No matter where I turn, whom I run to, I can’t seem to escape it. What am I fleeing now? I’m trying to avoid what is rapidly becoming the bane of my verbal communication, the most annoying cliché ever.
Alas, it’s a frustrating exercise in futility. Everyone is using it: characters on TV, talking heads on TV, ladies and gentlemen on podcasts, people in my life, in my dreams, on the street. I could have sworn I kept overhearing random folks saying it as I roamed around Bangkok on Sunday afternoon, but it might have just been my mind playing a cruel trick on me as I recalled all the times I’d heard it all before.
It is what it is.
Uh oh! Now I’m doing it, too — using the cringeworthy cliche in my rant about the cringeworthy cliche.
Is it what it is?
What does that even mean? Taken literally, isn’t it pretty much stating the obvious? Of course, it is what it is. Everything is what it is. So why even bother to say it? As soon as someone utters those words to punctuate what had been a pretty decent argument (and they always do so as if it’s the most clever thing they’ve said up to that point), it undermines everything that came before it. It’s like the biggest copout ever, tantamount to saying, “I can’t be bothered to present any more compelling evidence, so let’s just forget the whole thing.”
Gladly, but it’s hard to forget when everyone keeps using it: It is what it is.
As duh as the statement might be, what an oversimplified way of looking at anything! Someone recently used it to describe his life at the moment, and all I could think was, “Damn, it must really suck to be you!” It was almost as if he was saying, “I’m so indifferent to my life right now that it isn’t even worth any meaningful analysis.”
If he doesn’t really care, I guess I shouldn’t either, but I couldn’t help but wish he’d dig deeper — if not for my entertainment, for his own edification. As any trained journalist or inquisitive, introspective human being knows, it’s never just what it is. There’s subtext and context to practically everything, always an ulterior motive (as my friend Dave used to say). In six words or less: Don’t take anything at face value. The Urban Dictionary offers 27 different takes on “It is what it is,” but only one of them (“fuck it”) doesn’t come across as a complete copout.
“Will you explain to me what ‘It is what it is’ means?” I asked my friend Rob yesterday when he casually dropped it into what was actually excellent insight into something that’s going on in my life.
“The situation at hand is pretty clear. There shouldn’t be a lot of reading into it,” Rob responded. I was surprised that he’d used two cliches to explain a cliche, but I got the point. I guess.
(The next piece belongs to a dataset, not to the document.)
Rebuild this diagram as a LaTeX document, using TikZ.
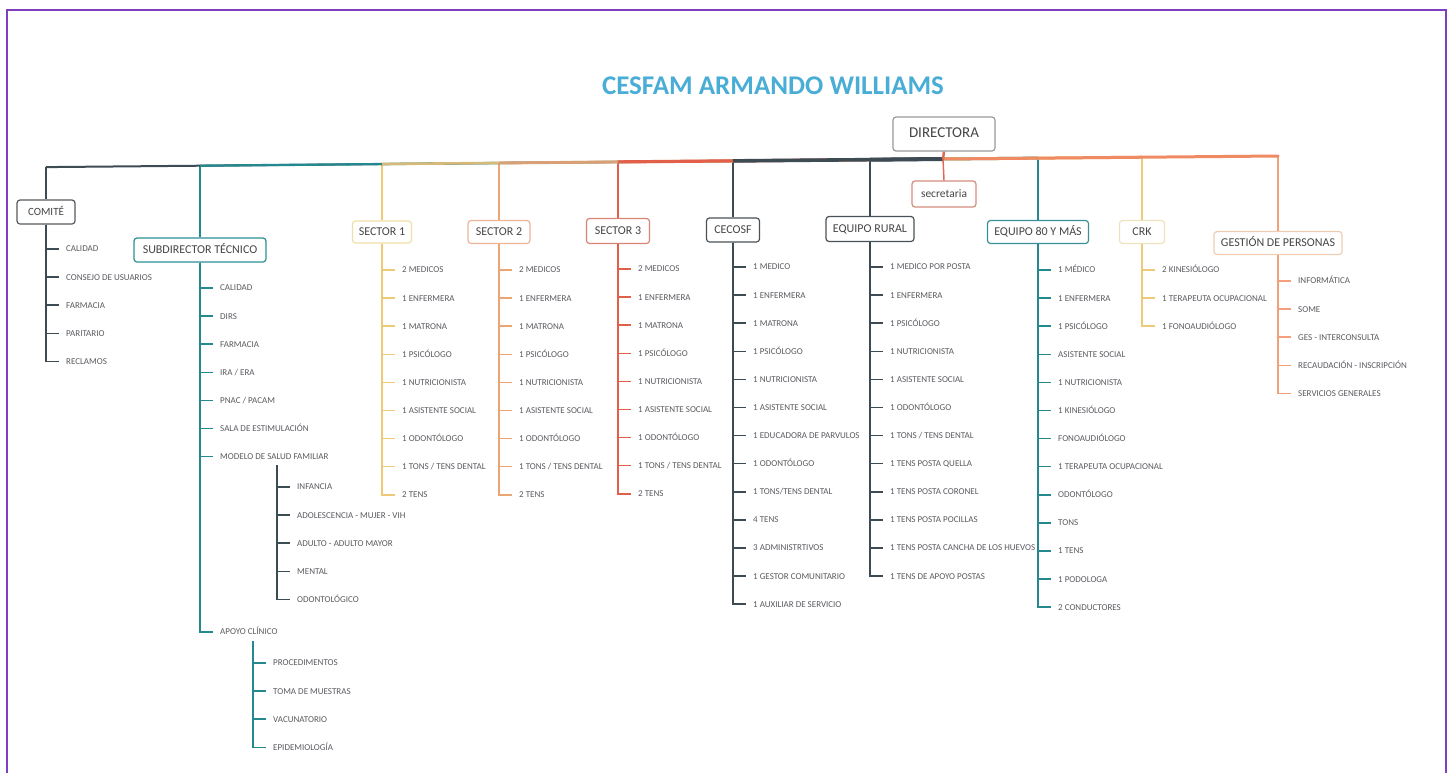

Turn off the brain and just go with it.
Easier said than done, but for a writer like me, someone who can spend a half hour trying to decide whether to use “may” or “might,” “maybe” or “perhaps,” “toward” or “towards,” someone who obsesses over why people never use periods at the end of multi-sentence text messages, someone who can use 1,000 words to pick apart three sentences, there’s no turning off the brain, no just going with it. Believe me, baby, I’ve tried.
If I could, maybe (perhaps?) I’d be inching toward (towards?) happiness. But I’d probably be bored out of my mind, whatever was left of it. “The unexamined life is not worth living,” Socrates once said. I’m pretty sure he wasn’t buying that “It is what it is” dime-store psychobabble either. It may (might?) be cheap, but you get what you pay for.